The follow-on process, valid for three months, expired on December 26.
As the Government did not conduct the IPO before expiry, for book-built route, disinvestment for RINL was off for the current financial year for all practical purposes.
Even a prompt resubmission could not have saved the cost of a shortfall in meeting the divestment target for 2012-13.
Citing poor market sentiment, the Empowered Group of Ministers, headed by Finance Minister P. Chidambaram, had deferred the IPO, earlier planned in the middle of October. “But the Government let go the opportunity in November and December considering the long-term implication of valuation of RINL,” said a top official.

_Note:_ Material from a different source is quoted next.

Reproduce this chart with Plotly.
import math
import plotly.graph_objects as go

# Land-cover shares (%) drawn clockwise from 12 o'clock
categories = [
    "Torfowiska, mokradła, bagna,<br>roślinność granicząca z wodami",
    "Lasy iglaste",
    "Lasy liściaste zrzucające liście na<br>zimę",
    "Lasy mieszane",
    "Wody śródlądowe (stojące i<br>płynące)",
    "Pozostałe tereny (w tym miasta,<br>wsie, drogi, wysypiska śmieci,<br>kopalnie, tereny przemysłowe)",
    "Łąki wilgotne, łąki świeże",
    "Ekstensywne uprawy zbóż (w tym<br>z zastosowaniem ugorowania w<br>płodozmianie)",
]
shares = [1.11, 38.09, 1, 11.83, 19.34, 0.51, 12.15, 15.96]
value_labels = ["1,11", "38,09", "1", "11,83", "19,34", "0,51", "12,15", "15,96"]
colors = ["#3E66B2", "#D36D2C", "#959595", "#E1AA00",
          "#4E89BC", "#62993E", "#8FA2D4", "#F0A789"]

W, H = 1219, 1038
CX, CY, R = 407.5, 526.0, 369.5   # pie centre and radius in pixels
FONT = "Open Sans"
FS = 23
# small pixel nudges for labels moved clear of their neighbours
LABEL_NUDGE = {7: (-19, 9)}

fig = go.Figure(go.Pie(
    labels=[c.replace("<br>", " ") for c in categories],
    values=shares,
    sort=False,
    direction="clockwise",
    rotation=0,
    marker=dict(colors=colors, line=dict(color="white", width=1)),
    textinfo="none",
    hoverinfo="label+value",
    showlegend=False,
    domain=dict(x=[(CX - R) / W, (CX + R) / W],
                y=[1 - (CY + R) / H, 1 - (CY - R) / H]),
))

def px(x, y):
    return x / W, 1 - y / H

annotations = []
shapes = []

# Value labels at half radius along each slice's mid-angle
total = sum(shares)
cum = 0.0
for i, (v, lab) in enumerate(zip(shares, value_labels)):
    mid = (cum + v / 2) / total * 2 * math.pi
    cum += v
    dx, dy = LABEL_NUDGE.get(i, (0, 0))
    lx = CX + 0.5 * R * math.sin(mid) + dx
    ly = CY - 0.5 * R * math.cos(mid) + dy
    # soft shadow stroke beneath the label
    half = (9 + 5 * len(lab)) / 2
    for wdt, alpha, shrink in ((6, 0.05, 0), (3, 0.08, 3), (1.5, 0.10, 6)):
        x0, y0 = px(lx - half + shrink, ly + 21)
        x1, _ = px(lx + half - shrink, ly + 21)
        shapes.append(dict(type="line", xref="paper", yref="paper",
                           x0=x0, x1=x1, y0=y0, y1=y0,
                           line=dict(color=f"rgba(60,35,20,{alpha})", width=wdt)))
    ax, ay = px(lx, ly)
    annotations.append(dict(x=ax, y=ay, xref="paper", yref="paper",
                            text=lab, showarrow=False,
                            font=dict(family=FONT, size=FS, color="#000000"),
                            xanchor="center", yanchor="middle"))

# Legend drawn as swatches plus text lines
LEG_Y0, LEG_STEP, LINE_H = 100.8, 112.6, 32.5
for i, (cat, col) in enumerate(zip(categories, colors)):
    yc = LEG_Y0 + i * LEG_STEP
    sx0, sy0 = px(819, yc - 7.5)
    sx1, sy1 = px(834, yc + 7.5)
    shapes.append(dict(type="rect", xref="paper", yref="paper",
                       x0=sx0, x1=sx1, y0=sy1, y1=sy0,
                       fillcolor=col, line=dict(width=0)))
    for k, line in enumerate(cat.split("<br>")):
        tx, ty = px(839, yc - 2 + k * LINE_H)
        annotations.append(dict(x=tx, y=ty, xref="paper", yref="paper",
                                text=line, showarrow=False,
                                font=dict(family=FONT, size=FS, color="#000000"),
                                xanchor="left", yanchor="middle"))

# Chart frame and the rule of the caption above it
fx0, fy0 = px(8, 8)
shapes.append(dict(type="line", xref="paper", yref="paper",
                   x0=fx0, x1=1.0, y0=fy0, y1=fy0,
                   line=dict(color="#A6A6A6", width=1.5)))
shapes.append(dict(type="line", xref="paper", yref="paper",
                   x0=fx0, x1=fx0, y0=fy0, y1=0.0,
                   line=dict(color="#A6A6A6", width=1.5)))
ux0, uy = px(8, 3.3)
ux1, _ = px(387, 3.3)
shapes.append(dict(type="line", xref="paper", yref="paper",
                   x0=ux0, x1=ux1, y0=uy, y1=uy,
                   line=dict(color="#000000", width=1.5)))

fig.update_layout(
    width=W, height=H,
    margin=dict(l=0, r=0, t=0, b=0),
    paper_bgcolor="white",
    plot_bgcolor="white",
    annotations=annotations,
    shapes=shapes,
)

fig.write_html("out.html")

The Government opted for the time advantage in place of lower RINL monetisation. Merchant banking sources said the Government preferred to buy time as RINL could balance out its fund requirement for its modernisation-cum-expansion programmes as well as reduce capital with graded borrowing.
Owing to its oversized capital base of Rs 7,827 crore (including Rs 2,937 crore of redeemable preferential share capital) RINL preferred to go in for borrowing to fund its expansion plans beyond this fiscal.